* Collected material
:::

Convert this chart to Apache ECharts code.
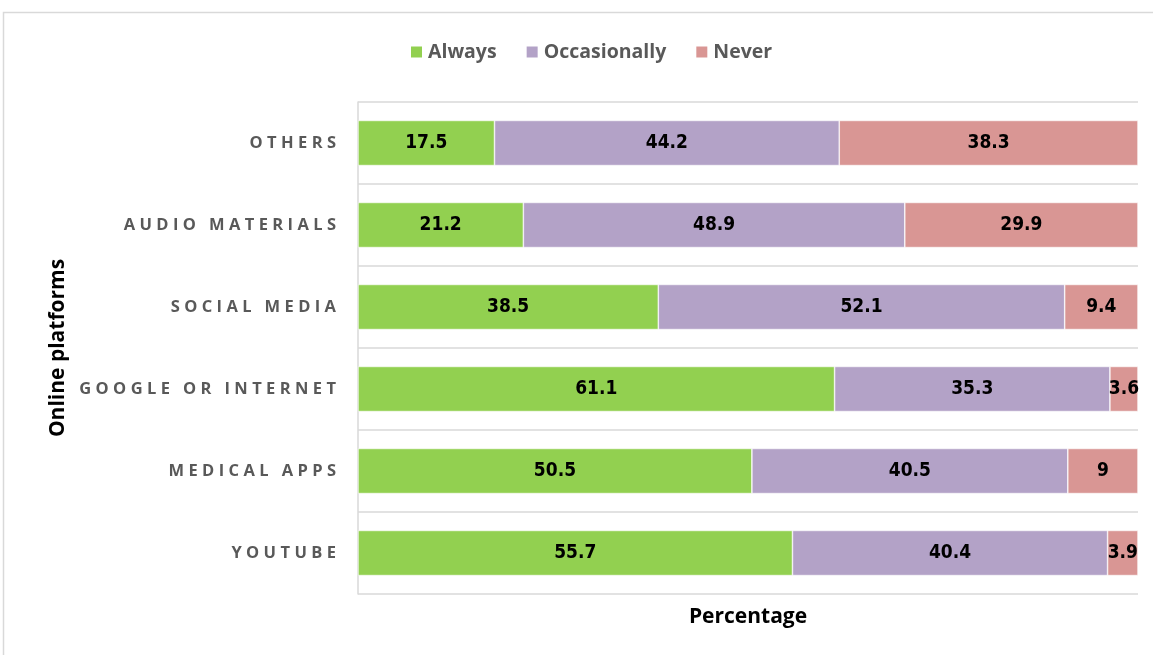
<!DOCTYPE html>
<html><head><meta charset="utf-8">
<script src="https://cdn.jsdelivr.net/npm/echarts@6/dist/echarts.min.js"></script>
<style>html,body{margin:0;padding:0;background:#fff}#c{width:1153px;height:655px}</style>
</head><body><div id="c"></div>
<script>
const categories = ['YOUTUBE','MEDICAL APPS','GOOGLE OR INTERNET','SOCIAL MEDIA','AUDIO MATERIALS','OTHERS'];
const always = [55.7, 50.5, 61.1, 38.5, 21.2, 17.5];
const occasionally = [40.4, 40.5, 35.3, 52.1, 48.9, 44.2];
const never = [3.9, 9, 3.6, 9.4, 29.9, 38.3];
const seriesNames = ['Always','Occasionally','Never'];
const colors = ['#92D050','#B3A2C7','#D99694'];
const lblFont = '"Liberation Sans Narrow","DejaVu Sans Condensed","Noto Sans",sans-serif';
const chart = echarts.init(document.getElementById('c'), null, {renderer:'canvas'});
function mk(name, data, color){
  return {name, type:'bar', stack:'t', data, barWidth:'55%',
    itemStyle:{color, borderColor:'#ffffff', borderWidth:0.6},
    label:{show:true, position:'inside', color:'#000', fontWeight:'bold', fontSize:19, fontFamily:lblFont},
    emphasis:{disabled:true}};
}
chart.setOption({
  animation:false,
  graphic:[{type:'rect', shape:{x:3.5,y:12.5,width:1200,height:700}, style:{fill:'none', stroke:'#d9d9d9', lineWidth:1.5}, silent:true}],
  legend:{top:37, left:404, itemWidth:13, itemHeight:13, itemGap:28, icon:'rect',
    textStyle:{color:'#595959', fontWeight:'bold', fontSize:19.5, fontFamily:'"Open Sans",sans-serif'}, data:seriesNames},
  grid:{left:358, right:15, top:102, bottom:61},
  xAxis:{type:'value', min:0, max:100, axisLabel:{show:false}, splitLine:{show:false}, axisLine:{show:false}, axisTick:{show:false},
    name:'Percentage', nameLocation:'middle', nameGap:13,
    nameTextStyle:{color:'#000', fontWeight:'bold', fontSize:21, fontFamily:'"Open Sans",sans-serif'}},
  yAxis:{type:'category', data:categories,
    axisLine:{show:true, lineStyle:{color:'#d9d9d9', width:1.5}}, axisTick:{show:false},
    splitLine:{show:true, lineStyle:{color:'#d9d9d9', width:1.5}},
    axisLabel:{color:'#595959', fontWeight:'bold', fontSize:16.5, margin:22, fontFamily:'"Open Sans",sans-serif',
      formatter:v=>v.split('').join('\u2009\u200A')},
    name:'Online platforms', nameLocation:'middle', nameGap:287, nameRotate:90,
    nameTextStyle:{color:'#000', fontWeight:'bold', fontSize:21, fontFamily:'"Open Sans",sans-serif'}},
  series:[mk(seriesNames[0], always, colors[0]), mk(seriesNames[1], occasionally, colors[1]), mk(seriesNames[2], never, colors[2])]
});
</script></body></html>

:::

* Instructions for the task
Return each line exactly as written. Any picture gets left out.

* Answer for this exercise
Convert this chart to Apache ECharts code.
<!DOCTYPE html>
<html><head><meta charset="utf-8">
<script src="https://cdn.jsdelivr.net/npm/echarts@6/dist/echarts.min.js"></script>
<style>html,body{margin:0;padding:0;background:#fff}#c{width:1153px;height:655px}</style>
</head><body><div id="c"></div>
<script>
const categories = ['YOUTUBE','MEDICAL APPS','GOOGLE OR INTERNET','SOCIAL MEDIA','AUDIO MATERIALS','OTHERS'];
const always = [55.7, 50.5, 61.1, 38.5, 21.2, 17.5];
const occasionally = [40.4, 40.5, 35.3, 52.1, 48.9, 44.2];
const never = [3.9, 9, 3.6, 9.4, 29.9, 38.3];
const seriesNames = ['Always','Occasionally','Never'];
const colors = ['#92D050','#B3A2C7','#D99694'];
const lblFont = '"Liberation Sans Narrow","DejaVu Sans Condensed","Noto Sans",sans-serif';
const chart = echarts.init(document.getElementById('c'), null, {renderer:'canvas'});
function mk(name, data, color){
  return {name, type:'bar', stack:'t', data, barWidth:'55%',
    itemStyle:{color, borderColor:'#ffffff', borderWidth:0.6},
    label:{show:true, position:'inside', color:'#000', fontWeight:'bold', fontSize:19, fontFamily:lblFont},
    emphasis:{disabled:true}};
}
chart.setOption({
  animation:false,
  graphic:[{type:'rect', shape:{x:3.5,y:12.5,width:1200,height:700}, style:{fill:'none', stroke:'#d9d9d9', lineWidth:1.5}, silent:true}],
  legend:{top:37, left:404, itemWidth:13, itemHeight:13, itemGap:28, icon:'rect',
    textStyle:{color:'#595959', fontWeight:'bold', fontSize:19.5, fontFamily:'"Open Sans",sans-serif'}, data:seriesNames},
  grid:{left:358, right:15, top:102, bottom:61},
  xAxis:{type:'value', min:0, max:100, axisLabel:{show:false}, splitLine:{show:false}, axisLine:{show:false}, axisTick:{show:false},
    name:'Percentage', nameLocation:'middle', nameGap:13,
    nameTextStyle:{color:'#000', fontWeight:'bold', fontSize:21, fontFamily:'"Open Sans",sans-serif'}},
  yAxis:{type:'category', data:categories,
    axisLine:{show:true, lineStyle:{color:'#d9d9d9', width:1.5}}, axisTick:{show:false},
    splitLine:{show:true, lineStyle:{color:'#d9d9d9', width:1.5}},
    axisLabel:{color:'#595959', fontWeight:'bold', fontSize:16.5, margin:22, fontFamily:'"Open Sans",sans-serif',
      formatter:v=>v.split('').join('\u2009\u200A')},
    name:'Online platforms', nameLocation:'middle', nameGap:287, nameRotate:90,
    nameTextStyle:{color:'#000', fontWeight:'bold', fontSize:21, fontFamily:'"Open Sans",sans-serif'}},
  series:[mk(seriesNames[0], always, colors[0]), mk(seriesNames[1], occasionally, colors[1]), mk(seriesNames[2], never, colors[2])]
});
</script></body></html>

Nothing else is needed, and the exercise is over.